Starting at the top of the listing, extract every line up to and including the one with "import * as". Pictures stay out of the copy.

## DATA BLOCK
# # # #

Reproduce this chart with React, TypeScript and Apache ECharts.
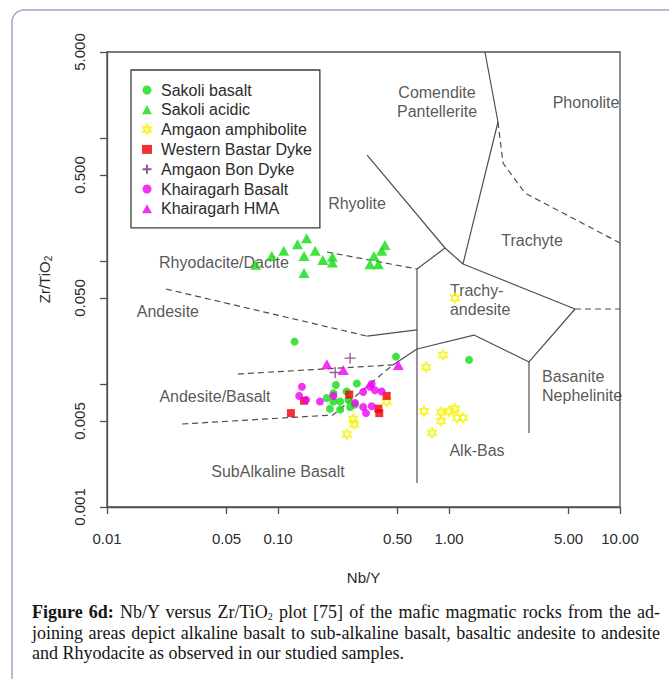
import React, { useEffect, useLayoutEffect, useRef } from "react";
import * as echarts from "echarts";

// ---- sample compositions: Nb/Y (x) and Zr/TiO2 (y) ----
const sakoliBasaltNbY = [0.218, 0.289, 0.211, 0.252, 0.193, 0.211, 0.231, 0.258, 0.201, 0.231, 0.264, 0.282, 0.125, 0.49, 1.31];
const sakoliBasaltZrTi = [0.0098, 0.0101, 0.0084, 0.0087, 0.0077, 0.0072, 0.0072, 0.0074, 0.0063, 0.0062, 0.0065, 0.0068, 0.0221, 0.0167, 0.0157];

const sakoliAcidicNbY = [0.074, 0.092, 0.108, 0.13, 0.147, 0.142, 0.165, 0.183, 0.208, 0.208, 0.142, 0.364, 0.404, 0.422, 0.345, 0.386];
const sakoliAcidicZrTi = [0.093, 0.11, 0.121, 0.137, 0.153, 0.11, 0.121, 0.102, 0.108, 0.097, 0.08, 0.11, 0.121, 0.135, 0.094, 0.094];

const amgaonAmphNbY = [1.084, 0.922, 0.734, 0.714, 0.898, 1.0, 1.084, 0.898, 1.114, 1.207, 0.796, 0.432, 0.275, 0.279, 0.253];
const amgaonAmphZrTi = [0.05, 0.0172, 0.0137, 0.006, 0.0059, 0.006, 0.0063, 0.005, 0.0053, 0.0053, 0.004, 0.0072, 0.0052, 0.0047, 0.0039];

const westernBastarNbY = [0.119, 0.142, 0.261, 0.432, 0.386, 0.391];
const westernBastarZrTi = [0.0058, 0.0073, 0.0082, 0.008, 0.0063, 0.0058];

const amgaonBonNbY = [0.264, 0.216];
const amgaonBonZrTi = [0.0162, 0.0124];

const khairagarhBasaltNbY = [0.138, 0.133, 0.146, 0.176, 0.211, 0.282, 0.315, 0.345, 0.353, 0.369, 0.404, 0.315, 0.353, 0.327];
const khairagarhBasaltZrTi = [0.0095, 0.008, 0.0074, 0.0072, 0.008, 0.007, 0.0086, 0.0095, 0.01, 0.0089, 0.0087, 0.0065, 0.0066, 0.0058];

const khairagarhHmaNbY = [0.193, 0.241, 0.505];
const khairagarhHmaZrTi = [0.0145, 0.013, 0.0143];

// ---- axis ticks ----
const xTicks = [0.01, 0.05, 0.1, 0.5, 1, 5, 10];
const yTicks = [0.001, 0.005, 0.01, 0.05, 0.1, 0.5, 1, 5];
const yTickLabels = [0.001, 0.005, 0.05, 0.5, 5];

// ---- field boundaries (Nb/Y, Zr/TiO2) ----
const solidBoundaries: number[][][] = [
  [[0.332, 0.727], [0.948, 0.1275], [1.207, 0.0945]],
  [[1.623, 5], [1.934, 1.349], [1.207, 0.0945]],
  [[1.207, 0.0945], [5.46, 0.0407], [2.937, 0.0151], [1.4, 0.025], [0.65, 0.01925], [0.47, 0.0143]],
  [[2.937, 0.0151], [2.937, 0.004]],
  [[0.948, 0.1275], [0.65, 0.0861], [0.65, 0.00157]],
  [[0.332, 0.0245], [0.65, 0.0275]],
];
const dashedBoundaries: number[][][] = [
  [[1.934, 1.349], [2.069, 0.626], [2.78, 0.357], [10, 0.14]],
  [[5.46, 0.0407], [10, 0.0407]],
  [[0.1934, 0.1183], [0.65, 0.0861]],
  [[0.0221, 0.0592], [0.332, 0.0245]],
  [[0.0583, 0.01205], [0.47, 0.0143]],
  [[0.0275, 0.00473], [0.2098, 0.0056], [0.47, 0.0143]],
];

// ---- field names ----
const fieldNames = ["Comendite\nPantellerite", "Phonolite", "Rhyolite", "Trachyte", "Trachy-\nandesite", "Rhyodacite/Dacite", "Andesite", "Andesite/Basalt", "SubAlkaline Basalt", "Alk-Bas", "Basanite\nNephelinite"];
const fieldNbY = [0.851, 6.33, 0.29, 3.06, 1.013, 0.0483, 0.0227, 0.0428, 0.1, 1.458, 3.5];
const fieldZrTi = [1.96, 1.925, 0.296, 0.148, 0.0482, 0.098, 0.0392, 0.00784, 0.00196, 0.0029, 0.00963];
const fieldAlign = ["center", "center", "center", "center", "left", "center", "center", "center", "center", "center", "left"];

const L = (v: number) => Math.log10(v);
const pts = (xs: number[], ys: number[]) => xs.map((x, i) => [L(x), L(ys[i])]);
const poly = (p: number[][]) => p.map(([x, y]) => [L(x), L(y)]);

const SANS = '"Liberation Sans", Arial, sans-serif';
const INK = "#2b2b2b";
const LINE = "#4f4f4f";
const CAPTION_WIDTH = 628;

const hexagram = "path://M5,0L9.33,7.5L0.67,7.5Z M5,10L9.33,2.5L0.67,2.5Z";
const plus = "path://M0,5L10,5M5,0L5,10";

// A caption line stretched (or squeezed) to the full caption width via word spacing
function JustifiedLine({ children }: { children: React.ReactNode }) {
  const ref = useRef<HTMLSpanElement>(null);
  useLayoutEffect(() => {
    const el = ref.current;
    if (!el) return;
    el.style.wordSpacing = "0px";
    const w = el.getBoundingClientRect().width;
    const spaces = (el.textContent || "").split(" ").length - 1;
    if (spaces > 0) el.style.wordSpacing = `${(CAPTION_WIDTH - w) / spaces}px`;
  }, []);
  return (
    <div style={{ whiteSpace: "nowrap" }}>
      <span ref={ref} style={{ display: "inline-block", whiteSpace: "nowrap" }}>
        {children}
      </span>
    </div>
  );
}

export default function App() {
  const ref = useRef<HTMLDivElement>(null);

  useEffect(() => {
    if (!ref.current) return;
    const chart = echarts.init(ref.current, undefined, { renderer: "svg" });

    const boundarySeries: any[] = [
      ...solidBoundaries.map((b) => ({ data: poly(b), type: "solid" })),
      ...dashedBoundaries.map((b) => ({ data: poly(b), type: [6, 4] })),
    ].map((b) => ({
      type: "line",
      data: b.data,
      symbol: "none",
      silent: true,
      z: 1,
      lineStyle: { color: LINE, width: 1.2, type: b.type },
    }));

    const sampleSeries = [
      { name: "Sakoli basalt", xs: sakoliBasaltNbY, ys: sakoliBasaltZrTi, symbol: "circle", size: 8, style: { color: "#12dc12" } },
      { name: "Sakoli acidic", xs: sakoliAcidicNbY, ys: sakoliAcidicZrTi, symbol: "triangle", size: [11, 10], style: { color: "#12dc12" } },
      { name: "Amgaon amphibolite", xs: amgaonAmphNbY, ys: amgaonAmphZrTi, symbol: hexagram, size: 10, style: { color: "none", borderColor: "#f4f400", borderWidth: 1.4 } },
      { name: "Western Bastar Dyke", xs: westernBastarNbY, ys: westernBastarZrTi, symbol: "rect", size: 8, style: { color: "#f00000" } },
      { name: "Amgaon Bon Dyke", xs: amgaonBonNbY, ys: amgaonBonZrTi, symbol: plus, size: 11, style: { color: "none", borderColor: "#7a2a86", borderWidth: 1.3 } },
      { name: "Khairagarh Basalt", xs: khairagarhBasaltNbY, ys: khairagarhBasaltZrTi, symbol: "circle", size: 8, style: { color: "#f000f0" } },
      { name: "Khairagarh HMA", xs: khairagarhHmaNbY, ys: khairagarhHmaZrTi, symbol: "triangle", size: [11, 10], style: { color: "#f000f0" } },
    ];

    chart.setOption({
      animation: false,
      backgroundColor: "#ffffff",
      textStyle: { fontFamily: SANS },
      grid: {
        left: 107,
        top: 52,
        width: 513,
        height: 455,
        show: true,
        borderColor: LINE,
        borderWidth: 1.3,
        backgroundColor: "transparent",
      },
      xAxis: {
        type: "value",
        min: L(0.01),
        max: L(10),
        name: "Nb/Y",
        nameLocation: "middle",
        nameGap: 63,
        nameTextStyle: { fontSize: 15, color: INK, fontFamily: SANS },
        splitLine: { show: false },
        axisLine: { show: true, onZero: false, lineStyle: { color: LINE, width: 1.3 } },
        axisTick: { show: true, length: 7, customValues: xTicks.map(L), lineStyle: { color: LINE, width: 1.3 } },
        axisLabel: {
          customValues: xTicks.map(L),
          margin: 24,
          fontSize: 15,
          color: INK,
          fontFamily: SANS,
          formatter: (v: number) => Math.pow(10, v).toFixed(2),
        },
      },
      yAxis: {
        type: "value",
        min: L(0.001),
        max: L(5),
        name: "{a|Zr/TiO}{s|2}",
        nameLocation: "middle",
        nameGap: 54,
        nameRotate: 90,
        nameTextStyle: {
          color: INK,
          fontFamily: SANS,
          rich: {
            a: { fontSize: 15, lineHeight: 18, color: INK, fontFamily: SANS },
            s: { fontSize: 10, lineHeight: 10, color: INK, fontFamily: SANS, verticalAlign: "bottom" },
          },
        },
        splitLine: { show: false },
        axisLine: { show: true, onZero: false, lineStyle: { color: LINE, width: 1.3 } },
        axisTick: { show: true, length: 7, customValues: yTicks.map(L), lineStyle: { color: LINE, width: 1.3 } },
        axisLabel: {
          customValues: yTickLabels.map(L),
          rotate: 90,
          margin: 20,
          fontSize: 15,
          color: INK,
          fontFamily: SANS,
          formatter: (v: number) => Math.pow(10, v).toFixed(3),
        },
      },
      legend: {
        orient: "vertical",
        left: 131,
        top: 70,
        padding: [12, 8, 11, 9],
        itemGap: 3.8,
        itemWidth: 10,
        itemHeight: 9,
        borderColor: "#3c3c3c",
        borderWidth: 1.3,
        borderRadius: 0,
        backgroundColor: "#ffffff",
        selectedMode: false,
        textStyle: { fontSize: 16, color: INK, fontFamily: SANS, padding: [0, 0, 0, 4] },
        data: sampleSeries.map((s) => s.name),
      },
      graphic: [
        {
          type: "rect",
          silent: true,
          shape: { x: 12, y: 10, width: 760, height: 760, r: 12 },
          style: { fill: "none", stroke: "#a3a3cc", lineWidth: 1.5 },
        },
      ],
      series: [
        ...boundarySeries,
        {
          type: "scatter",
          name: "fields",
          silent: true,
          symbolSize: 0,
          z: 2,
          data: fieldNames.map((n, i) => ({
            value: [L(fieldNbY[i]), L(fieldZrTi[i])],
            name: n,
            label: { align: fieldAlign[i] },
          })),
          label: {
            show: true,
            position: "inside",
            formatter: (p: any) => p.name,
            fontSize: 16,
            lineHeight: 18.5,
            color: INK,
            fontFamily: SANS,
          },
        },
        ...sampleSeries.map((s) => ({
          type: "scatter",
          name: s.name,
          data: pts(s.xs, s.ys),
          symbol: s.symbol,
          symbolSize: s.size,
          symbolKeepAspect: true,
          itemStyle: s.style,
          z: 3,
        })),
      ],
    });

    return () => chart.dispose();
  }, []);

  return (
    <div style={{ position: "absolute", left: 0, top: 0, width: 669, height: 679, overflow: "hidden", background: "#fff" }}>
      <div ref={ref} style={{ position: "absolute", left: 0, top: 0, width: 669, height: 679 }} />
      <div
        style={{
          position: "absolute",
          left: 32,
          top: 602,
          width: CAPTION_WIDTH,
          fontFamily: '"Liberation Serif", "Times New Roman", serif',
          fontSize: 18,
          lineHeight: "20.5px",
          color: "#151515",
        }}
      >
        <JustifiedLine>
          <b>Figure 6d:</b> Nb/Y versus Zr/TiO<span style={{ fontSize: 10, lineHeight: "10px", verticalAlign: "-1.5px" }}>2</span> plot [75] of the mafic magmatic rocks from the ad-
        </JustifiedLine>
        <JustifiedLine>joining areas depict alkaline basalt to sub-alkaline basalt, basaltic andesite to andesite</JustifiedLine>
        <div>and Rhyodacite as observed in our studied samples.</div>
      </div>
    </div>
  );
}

# # # #

## EXERCISE ANSWER
Reproduce this chart with React, TypeScript and Apache ECharts.
import React, { useEffect, useLayoutEffect, useRef } from "react";
import * as echarts from "echarts";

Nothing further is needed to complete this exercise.